Before the end of the term in June, the Supreme Court is expected to issue an opinion in the Free Enterprise Fund v. Public Company Accounting Oversight Board. This case involves constitutional questions involving the appointments clause of the Constitution.

The Free Enterprise decision could have long-term implications for Sarbanes-Oxley (SOX), particularly because SOX does not have a severability clause. If the appointments process for members of the Public Company Accounting Oversight Board ("PCAOB") is invalidated, or if SOX is ruled unconstitutional, then Congress may be forced to act. This comes on the heels of the examiner's report that was issued in the Lehman Brothers bankruptcy case. The Lehman's examiners report alleged accounting irregularities and raised potential issues with the audit committee and officers of the company.This report raises governance issues that may be wrapped up in post- Free Enterprise legislative efforts and may have also revived efforts by Senator Arlen Specter (D-PA) to overturn the Court's ruling in the Stoneridge case on vicarious liability. That is one worth watching as well.

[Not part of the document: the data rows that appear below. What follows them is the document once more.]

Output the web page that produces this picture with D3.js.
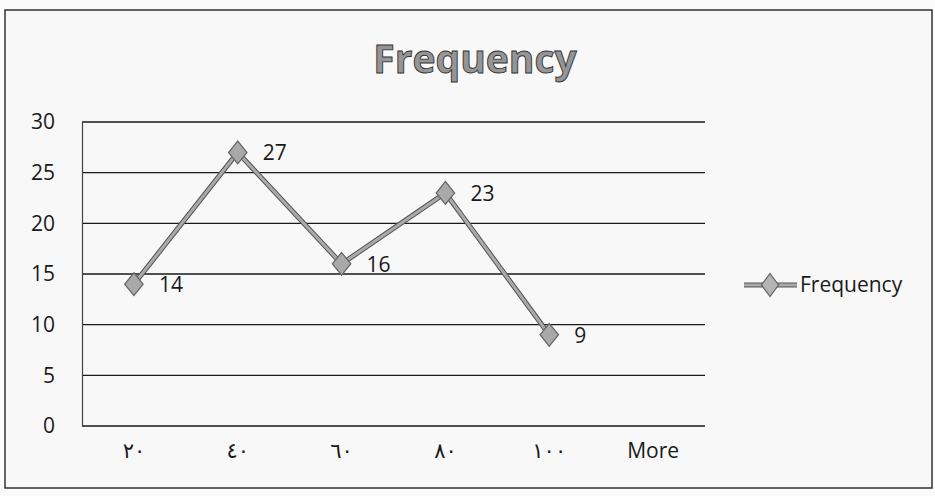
<!DOCTYPE html>
<html><head><meta charset="utf-8">
<script src="https://cdn.jsdelivr.net/npm/d3@7"></script>
<style>html,body{margin:0;padding:0;background:#fff;}</style>
</head><body>
<script>
const categories = ["٢٠", "٤٠", "٦٠", "٨٠", "١٠٠", "More"];
const frequency = [14, 27, 16, 23, 9, null];
const yTicks = [0, 5, 10, 15, 20, 25, 30];
const seriesName = "Frequency";
const chartTitle = "Frequency";

(function(){
const W = 935, H = 496;
const svg = d3.select("body").append("svg").attr("width", W).attr("height", H);
const font = "'Open Sans', 'DejaVu Sans', sans-serif";
const fs = 21;

svg.append("rect").attr("x",0).attr("y",0).attr("width",W).attr("height",H).attr("fill","#fbfbfb");
svg.append("rect").attr("x",5).attr("y",10).attr("width",927).attr("height",478)
  .attr("fill","#f8f8f8").attr("stroke","#333").attr("stroke-width",1.5);

const pLeft = 82, pRight = 705, pTop = 122, pBottom = 426;
const x = d3.scaleBand().domain(categories).range([pLeft, pRight]);
const y = d3.scaleLinear().domain([0, 30]).range([pBottom, pTop]);

// gridlines
svg.append("g").selectAll("line").data(yTicks).join("line")
  .attr("x1", pLeft).attr("x2", pRight)
  .attr("y1", d => y(d)).attr("y2", d => y(d))
  .attr("stroke", "#1a1a1a").attr("stroke-width", 1.4);

// y axis
const yAxis = svg.append("g").attr("transform", `translate(${pLeft},0)`)
  .call(d3.axisLeft(y).tickValues(yTicks).tickSize(0).tickPadding(27));
yAxis.select(".domain").attr("stroke", "#444").attr("stroke-width", 1.2);
yAxis.selectAll("text").attr("font-family", font).attr("font-size", fs).attr("fill", "#1a1a1a");

// x axis
const xAxis = svg.append("g").attr("transform", `translate(0,${pBottom})`)
  .call(d3.axisBottom(x).tickSize(0).tickPadding(17));
xAxis.select(".domain").remove();
xAxis.selectAll("text").attr("font-family", font).attr("font-size", fs).attr("fill", "#1a1a1a");

// title
svg.append("text").attr("x", 475).attr("y", 73).attr("text-anchor", "middle")
  .attr("font-family", font).attr("font-weight", "bold").attr("font-size", 39)
  .attr("fill", "#959595").attr("stroke", "#333").attr("stroke-width", 0.9)
  .text(chartTitle);

const pts = categories.map((c, i) => ({c, v: frequency[i]})).filter(d => d.v != null);
const line = d3.line().x(d => x(d.c) + x.bandwidth()/2).y(d => y(d.v));

svg.append("path").datum(pts).attr("d", line).attr("fill", "none")
  .attr("stroke", "#555").attr("stroke-width", 5).attr("stroke-linejoin", "round");
svg.append("path").datum(pts).attr("d", line).attr("fill", "none")
  .attr("stroke", "#aaaaaa").attr("stroke-width", 3).attr("stroke-linejoin", "round");

const diamond = d3.symbol().type(d3.symbolDiamond).size(150);
svg.append("g").selectAll("path").data(pts).join("path")
  .attr("d", diamond)
  .attr("transform", d => `translate(${x(d.c) + x.bandwidth()/2},${y(d.v)}) scale(1.4,1)`)
  .attr("fill", "#a9a9a9").attr("stroke", "#666").attr("stroke-width", 1);

svg.append("g").selectAll("text").data(pts).join("text")
  .attr("x", d => x(d.c) + x.bandwidth()/2 + 25)
  .attr("y", d => y(d.v) + 8)
  .attr("font-family", font).attr("font-size", fs).attr("fill", "#1a1a1a")
  .text(d => d.v);

// legend
const lg = svg.append("g").attr("transform", "translate(744,285)");
lg.append("line").attr("x1",0).attr("x2",53).attr("y1",0).attr("y2",0).attr("stroke","#555").attr("stroke-width",5);
lg.append("line").attr("x1",0).attr("x2",53).attr("y1",0).attr("y2",0).attr("stroke","#aaaaaa").attr("stroke-width",3);
lg.append("path").attr("d", diamond).attr("transform","translate(26,0) scale(1.3,1)")
  .attr("fill","#b4b4b4").attr("stroke","#666").attr("stroke-width",1);
lg.append("text").attr("x", 56).attr("y", 7).attr("font-family", font).attr("font-size", fs)
  .attr("fill", "#1a1a1a").text(seriesName);
})();
</script>
</body></html>
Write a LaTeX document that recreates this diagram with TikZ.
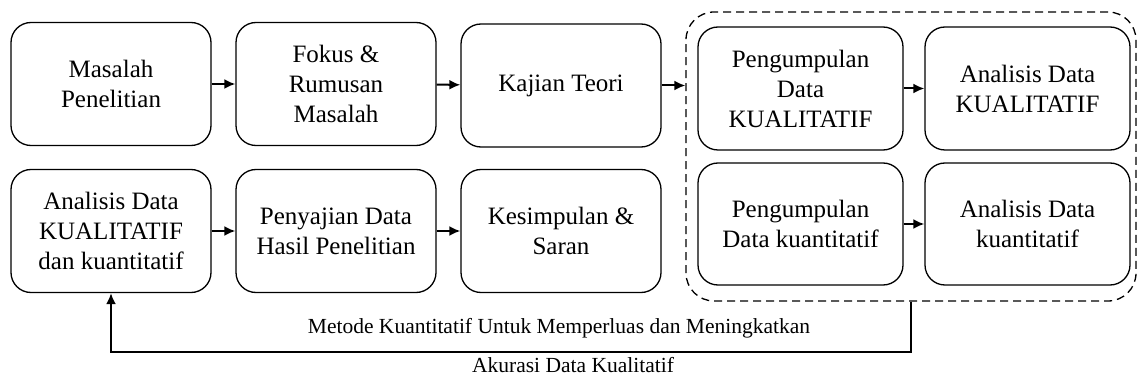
\documentclass[tikz,border=0pt]{standalone}
\usepackage{fontspec}
\setmainfont{Liberation Serif}
\usetikzlibrary{arrows.meta}

\begin{document}
\begin{tikzpicture}[x=1pt, y=-1pt,
    kotak/.style={draw, line width=1.3pt, rounded corners=20pt, minimum width=200pt, minimum height=123pt, align=center, font=\fontsize{25}{30}\selectfont},
    panah/.style={line width=2pt, -{Latex[length=11pt,width=10pt]}},
    ket/.style={font=\fontsize{21.5}{24}\selectfont}]
    \useasboundingbox (0,0) rectangle (1138,382);

    % Kelompok data (garis putus-putus)
    \node[draw, dash pattern=on 8pt off 5pt, line width=1.3pt, rounded corners=28pt, minimum width=450pt, minimum height=289pt] (grup) at (911,156.5) {};

    % Baris atas
    \node[kotak] (masalah) at (111,84) {Masalah\\Penelitian};
    \node[kotak] (fokus) at (336,84) {Fokus \&\\Rumusan\\Masalah};
    \node[kotak] (teori) at (561,85.5) {Kajian Teori};
    \node[kotak, minimum width=205pt] (kumpulKual) at (800.5,88.5) {Pengumpulan\\Data\\KUALITATIF};
    \node[kotak, minimum width=205pt] (analisisKual) at (1027.5,88.5) {Analisis Data\\KUALITATIF};

    % Baris bawah
    \node[kotak] (analisisGab) at (111,231) {Analisis Data\\KUALITATIF\\dan kuantitatif};
    \node[kotak] (sajian) at (336,231) {Penyajian Data\\Hasil Penelitian};
    \node[kotak] (simpulan) at (561,231) {Kesimpulan \&\\Saran};
    \node[kotak, minimum width=205pt, minimum height=122pt] (kumpulKuan) at (800.5,224) {Pengumpulan\\Data kuantitatif};
    \node[kotak, minimum width=205pt, minimum height=122pt] (analisisKuan) at (1027.5,224) {Analisis Data\\kuantitatif};

    % Panah
    \draw[panah] (masalah) -- (fokus);
    \draw[panah] (fokus) -- (teori);
    \draw[panah] (teori.east) -- (teori.east -| grup.west);
    \draw[panah] (kumpulKual) -- (analisisKual);
    \draw[panah] (kumpulKuan) -- (analisisKuan);
    \draw[panah] (analisisGab) -- (sajian);
    \draw[panah] (sajian) -- (simpulan);

    % Umpan balik
    \coordinate (balik) at (111,352);
    \draw[panah] (grup.south) |- (balik) -- (analisisGab.south);
    \node[ket] (ket1) at (559,328) {Metode Kuantitatif Untuk Memperluas dan Meningkatkan};
    \node[ket] (ket2) at (573,365) {Akurasi Data Kualitatif};
\end{tikzpicture}
\end{document}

In short, there may be a stew brewing that may not taste good. But to be forewarned is to be forearmed.

Financial regulatory reform and the governance provisions therein may get sucked into the vortex of election year politics. We will know very shortly if various forces in Washington are trying to score political points for November or being genuine in their efforts to pass legislation. One means continued deadlock, while the other could have major implications for the future of corporate governance in the United States.

Even if Congress were to punt on financial regulatory reform, actions by the Supreme Court and the SEC can lead to dramatic governance changes. While the fog has lifted, where the path leads is still unclear.